Microsoft today kicked off its second attempt at cracking the tablet market, unveiling replacements for both the Surface RT and Surface Pro.
"We only set out to make them better," said Panos Panay, the Microsoft general manager who leads the Surface team, in a roll-out in front of an invitation-only audience of reporters and analysts in New York City on Monday.
The Surface 2, a renamed and revamped Surface RT — it's no coincidence that Microsoft ditched the "RT" label, which few consumers knew referred to the Windows RT that powered it — will cost $449 for 32GB or $549 for 64GB of storage space when it reaches retail next month, said Microsoft.
Those prices were $50 less than the original prices for the Surface RT, but $100 more than the heavily discounted prices of 2012's version after Microsoft began unloading it this summer.
Meanwhile, the Surface Pro 2 will swap pride-of-place in Microsoft's lineup with the Surface Pro.

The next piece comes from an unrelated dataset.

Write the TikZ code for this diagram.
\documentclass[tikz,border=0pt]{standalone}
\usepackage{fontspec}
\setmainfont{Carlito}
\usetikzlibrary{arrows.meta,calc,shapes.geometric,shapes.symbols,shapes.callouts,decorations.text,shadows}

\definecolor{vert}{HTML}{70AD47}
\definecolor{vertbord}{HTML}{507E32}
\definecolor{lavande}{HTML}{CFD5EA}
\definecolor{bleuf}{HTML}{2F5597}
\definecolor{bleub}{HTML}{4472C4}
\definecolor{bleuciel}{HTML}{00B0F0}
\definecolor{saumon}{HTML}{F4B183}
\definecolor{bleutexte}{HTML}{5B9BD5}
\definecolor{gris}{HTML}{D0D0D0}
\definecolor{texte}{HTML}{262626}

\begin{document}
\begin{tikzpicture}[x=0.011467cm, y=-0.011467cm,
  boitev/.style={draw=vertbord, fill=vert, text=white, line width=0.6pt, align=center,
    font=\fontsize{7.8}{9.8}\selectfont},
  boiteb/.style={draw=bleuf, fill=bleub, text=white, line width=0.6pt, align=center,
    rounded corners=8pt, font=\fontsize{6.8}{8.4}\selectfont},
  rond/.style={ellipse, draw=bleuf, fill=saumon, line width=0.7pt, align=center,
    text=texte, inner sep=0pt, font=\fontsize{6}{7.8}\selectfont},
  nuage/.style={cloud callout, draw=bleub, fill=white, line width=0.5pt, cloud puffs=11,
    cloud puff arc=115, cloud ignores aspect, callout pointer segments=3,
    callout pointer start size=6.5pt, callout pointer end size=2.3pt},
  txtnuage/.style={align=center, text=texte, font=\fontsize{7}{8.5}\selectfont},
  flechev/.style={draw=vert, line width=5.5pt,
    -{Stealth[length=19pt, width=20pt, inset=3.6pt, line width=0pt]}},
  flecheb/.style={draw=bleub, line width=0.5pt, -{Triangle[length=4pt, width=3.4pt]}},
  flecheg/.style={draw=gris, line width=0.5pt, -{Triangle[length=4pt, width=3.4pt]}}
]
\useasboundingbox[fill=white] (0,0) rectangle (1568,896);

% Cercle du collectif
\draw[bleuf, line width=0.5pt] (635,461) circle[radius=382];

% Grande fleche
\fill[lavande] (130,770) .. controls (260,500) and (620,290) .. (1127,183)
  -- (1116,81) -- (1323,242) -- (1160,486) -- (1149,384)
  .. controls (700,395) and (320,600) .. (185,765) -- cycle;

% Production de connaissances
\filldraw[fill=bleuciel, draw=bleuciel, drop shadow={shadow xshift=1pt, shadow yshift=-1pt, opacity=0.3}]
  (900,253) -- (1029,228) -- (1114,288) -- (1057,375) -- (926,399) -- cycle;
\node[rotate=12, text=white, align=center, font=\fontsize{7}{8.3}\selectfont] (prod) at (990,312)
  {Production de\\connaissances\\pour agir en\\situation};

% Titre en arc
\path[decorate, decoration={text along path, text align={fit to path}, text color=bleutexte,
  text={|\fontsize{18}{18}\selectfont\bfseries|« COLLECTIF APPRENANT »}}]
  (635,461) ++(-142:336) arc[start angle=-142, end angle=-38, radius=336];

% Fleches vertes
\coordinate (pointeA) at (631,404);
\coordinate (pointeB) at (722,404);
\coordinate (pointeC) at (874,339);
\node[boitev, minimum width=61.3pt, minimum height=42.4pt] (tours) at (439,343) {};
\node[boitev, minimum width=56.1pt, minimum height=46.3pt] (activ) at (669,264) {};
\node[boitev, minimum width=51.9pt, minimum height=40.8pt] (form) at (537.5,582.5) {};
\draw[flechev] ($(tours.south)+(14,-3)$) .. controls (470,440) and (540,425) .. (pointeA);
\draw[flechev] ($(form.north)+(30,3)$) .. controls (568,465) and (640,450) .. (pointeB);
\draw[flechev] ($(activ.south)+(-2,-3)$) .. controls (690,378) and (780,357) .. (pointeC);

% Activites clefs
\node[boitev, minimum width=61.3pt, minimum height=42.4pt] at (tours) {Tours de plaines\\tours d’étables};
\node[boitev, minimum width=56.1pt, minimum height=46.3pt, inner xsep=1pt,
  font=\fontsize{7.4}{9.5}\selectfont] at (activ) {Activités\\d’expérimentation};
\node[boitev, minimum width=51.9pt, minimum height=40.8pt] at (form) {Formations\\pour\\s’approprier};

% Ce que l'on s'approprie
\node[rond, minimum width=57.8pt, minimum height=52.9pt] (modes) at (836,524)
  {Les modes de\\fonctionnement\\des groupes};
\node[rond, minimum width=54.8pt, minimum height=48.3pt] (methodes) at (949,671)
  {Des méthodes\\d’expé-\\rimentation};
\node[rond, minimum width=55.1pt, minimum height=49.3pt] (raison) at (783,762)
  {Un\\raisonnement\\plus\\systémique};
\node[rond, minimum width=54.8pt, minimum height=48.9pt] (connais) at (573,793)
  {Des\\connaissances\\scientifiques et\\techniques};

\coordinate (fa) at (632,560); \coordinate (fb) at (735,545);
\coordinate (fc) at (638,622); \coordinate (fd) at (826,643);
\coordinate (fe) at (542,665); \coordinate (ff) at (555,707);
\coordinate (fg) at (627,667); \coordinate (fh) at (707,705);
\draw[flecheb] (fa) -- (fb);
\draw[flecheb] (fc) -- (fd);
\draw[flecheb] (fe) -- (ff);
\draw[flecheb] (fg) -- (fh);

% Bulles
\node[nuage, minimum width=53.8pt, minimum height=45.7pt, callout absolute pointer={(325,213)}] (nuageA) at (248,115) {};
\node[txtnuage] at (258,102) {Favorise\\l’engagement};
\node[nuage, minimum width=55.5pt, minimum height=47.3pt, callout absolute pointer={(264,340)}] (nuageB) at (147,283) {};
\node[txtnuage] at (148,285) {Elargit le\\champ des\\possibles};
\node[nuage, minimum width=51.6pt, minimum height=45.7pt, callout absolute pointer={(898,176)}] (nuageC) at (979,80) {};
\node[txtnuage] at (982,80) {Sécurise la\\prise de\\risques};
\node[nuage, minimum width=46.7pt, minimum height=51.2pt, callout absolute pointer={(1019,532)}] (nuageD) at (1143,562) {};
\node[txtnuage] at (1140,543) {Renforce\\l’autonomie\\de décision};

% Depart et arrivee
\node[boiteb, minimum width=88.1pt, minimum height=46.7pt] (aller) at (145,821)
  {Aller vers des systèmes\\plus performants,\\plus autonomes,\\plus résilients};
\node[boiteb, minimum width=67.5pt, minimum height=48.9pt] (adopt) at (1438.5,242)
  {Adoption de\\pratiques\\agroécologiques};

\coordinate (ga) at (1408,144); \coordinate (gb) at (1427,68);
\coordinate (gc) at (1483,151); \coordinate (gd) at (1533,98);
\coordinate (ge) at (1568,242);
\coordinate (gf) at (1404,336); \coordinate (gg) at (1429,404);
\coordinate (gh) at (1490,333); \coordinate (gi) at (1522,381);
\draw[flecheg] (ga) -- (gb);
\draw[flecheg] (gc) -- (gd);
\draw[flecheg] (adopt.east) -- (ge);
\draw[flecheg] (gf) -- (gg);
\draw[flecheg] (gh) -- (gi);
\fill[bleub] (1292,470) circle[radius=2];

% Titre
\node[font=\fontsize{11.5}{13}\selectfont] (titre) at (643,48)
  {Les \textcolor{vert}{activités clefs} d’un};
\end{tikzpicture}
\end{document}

Like its ancestor, the Surface Pro 2 will run a full-fledged Windows able to handle legacy applications, and is not a scaled-back device like the Surface 2, which is capable of running only tile-style "Modern" nee "Metro" apps. The Surface Pro 2 will be priced at $899 for a 64GB device, $999 for one with 128GB of storage space.
The prices were identical to the initial prices of the Surface Pro when it launched in early February, but $100 more than the discounted prices the now-superseded tablet currently sports.
Both tablets will come with the 8.1 update for their respective operating systems: The Surface 2 with Windows 8.1 RT — there's the "RT" again — and the Surface Pro 2 with Windows 8.1 Pro.
Panay touted the changes in each tablet, citing 20% faster performance overall, a 50% increase in graphics performance, and a 75% boost in battery life for the Surface Pro 2, all largely — though not entirely — due to the use of Intel's new "Haswell" Core i5 processor.
The Surface 2 is also faster, said Panay, who claimed a three- to four-time increase in performance courtesy of the Nvidia Tegra 4 ARM-licensed processor, and an increase of battery life to 10 hours.
Microsoft unveiled new Surface tablets today as it takes a second shot at the market after poor sales of the original devices.
Microsoft also revealed several new accessories for the Surface line, including a keyboard-cover combination that packs an extra battery, new Touch Covers in five different colors, and a docking station for connecting the tablet in the workplace to peripherals such as multiple monitors and a full-fledged keyboard.
The Power Cover, a modified Type Cover — the more true keyboard-like of Microsoft's two covers — will cost $199.99, but will not hit retail until early 2014, said Microsoft.